§ **Dataset content**
━━━━━━

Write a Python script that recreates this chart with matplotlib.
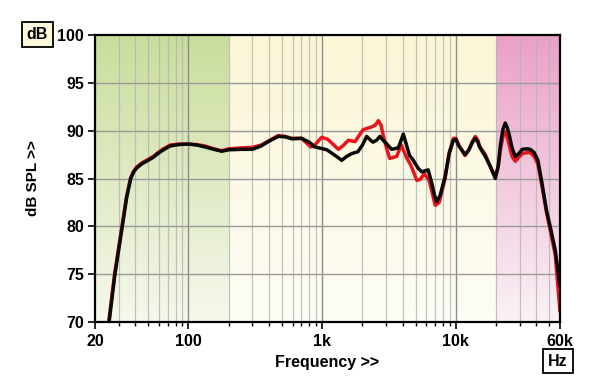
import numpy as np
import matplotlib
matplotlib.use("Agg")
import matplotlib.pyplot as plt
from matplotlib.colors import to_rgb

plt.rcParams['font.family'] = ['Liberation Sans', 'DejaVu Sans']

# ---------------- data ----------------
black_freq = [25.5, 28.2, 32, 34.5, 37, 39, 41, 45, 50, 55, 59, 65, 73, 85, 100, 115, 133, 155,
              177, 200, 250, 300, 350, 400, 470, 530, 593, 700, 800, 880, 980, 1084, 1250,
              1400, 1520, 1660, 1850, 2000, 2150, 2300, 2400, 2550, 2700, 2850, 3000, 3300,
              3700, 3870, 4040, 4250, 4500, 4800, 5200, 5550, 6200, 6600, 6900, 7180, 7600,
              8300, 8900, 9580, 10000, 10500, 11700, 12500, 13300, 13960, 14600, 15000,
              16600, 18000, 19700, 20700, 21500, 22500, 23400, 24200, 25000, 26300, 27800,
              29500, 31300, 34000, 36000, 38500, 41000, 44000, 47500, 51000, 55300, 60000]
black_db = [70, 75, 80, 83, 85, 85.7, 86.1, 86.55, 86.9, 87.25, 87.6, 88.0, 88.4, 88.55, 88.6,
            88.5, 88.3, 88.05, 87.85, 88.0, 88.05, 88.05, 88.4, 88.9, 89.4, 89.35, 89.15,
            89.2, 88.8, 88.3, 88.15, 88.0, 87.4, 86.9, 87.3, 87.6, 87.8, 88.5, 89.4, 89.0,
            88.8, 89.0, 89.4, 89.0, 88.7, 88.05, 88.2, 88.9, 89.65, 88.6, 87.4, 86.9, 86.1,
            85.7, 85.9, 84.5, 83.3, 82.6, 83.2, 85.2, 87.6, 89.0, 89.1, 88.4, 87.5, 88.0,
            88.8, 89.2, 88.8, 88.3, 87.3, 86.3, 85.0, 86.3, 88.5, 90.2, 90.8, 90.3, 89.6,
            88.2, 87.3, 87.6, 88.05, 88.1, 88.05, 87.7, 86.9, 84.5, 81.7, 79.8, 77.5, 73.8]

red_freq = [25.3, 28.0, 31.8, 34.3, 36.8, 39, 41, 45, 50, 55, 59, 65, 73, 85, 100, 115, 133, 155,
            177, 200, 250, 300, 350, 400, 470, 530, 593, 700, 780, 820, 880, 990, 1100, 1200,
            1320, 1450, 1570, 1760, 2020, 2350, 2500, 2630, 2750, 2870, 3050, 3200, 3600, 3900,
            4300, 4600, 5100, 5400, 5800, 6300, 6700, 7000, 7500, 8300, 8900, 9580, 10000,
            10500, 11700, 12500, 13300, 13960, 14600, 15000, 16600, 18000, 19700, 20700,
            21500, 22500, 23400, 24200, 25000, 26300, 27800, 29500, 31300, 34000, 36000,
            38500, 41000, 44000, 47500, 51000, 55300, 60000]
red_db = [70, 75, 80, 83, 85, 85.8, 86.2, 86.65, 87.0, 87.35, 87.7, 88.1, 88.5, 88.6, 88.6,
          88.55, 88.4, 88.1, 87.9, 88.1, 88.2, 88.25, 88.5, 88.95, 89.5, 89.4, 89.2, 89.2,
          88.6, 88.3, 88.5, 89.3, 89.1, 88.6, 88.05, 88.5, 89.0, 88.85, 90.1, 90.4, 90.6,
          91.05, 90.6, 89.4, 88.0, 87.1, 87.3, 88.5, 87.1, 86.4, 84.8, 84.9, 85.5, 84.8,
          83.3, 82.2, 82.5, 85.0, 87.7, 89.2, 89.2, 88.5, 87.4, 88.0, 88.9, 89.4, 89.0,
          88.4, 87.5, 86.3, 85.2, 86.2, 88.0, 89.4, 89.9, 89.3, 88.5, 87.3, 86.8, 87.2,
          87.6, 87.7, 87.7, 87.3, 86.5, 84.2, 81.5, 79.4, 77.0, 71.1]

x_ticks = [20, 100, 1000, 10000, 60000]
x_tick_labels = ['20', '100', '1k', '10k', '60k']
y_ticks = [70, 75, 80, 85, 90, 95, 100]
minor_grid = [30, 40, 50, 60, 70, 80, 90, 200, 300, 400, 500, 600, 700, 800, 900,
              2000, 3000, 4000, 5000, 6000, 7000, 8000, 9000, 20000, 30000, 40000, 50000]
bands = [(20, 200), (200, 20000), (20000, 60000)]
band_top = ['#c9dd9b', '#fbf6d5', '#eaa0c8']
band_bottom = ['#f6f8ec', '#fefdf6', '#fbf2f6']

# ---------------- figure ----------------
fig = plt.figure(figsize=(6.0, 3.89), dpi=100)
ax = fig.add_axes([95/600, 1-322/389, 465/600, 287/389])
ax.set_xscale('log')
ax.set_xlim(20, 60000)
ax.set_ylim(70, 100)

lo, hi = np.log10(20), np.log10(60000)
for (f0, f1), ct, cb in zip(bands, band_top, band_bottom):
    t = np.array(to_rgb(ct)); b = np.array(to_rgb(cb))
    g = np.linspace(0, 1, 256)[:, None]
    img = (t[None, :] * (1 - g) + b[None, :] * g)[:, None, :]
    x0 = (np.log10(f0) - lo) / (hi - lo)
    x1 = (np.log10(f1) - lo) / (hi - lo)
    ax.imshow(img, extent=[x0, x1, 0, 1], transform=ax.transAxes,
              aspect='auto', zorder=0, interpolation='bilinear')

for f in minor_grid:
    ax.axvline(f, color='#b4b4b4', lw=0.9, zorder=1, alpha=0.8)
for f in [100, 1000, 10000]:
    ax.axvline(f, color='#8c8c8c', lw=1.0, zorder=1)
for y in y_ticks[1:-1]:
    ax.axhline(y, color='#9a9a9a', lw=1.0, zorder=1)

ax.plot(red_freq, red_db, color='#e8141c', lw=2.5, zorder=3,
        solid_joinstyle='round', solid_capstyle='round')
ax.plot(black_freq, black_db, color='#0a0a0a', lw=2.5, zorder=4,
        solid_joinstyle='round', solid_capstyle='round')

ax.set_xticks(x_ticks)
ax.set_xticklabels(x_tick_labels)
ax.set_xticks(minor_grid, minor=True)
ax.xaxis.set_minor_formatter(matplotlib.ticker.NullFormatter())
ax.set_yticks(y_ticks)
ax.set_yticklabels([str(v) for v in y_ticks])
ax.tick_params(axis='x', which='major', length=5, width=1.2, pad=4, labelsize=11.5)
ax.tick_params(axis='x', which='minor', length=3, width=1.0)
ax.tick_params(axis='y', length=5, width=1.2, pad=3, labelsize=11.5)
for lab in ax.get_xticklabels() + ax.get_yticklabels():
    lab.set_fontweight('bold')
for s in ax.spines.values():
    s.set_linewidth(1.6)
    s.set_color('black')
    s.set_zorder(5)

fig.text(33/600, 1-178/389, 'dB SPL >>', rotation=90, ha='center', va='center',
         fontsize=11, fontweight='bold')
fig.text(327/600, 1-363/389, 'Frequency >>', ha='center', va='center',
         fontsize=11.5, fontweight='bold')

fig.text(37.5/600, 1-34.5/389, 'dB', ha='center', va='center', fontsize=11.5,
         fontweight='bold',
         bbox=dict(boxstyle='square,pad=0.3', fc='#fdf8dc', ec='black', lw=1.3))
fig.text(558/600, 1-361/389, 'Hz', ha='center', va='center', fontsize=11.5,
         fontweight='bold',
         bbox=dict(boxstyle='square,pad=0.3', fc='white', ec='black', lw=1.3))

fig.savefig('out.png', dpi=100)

━━━━━━

§ **Request**
Pictures stay out. Print the data exactly, from its first line through the line containing "plt.rcParams['font.family'] = ['Liberation".

§ **Response to the exercise**
Write a Python script that recreates this chart with matplotlib.
import numpy as np
import matplotlib
matplotlib.use("Agg")
import matplotlib.pyplot as plt
from matplotlib.colors import to_rgb

plt.rcParams['font.family'] = ['Liberation Sans', 'DejaVu Sans']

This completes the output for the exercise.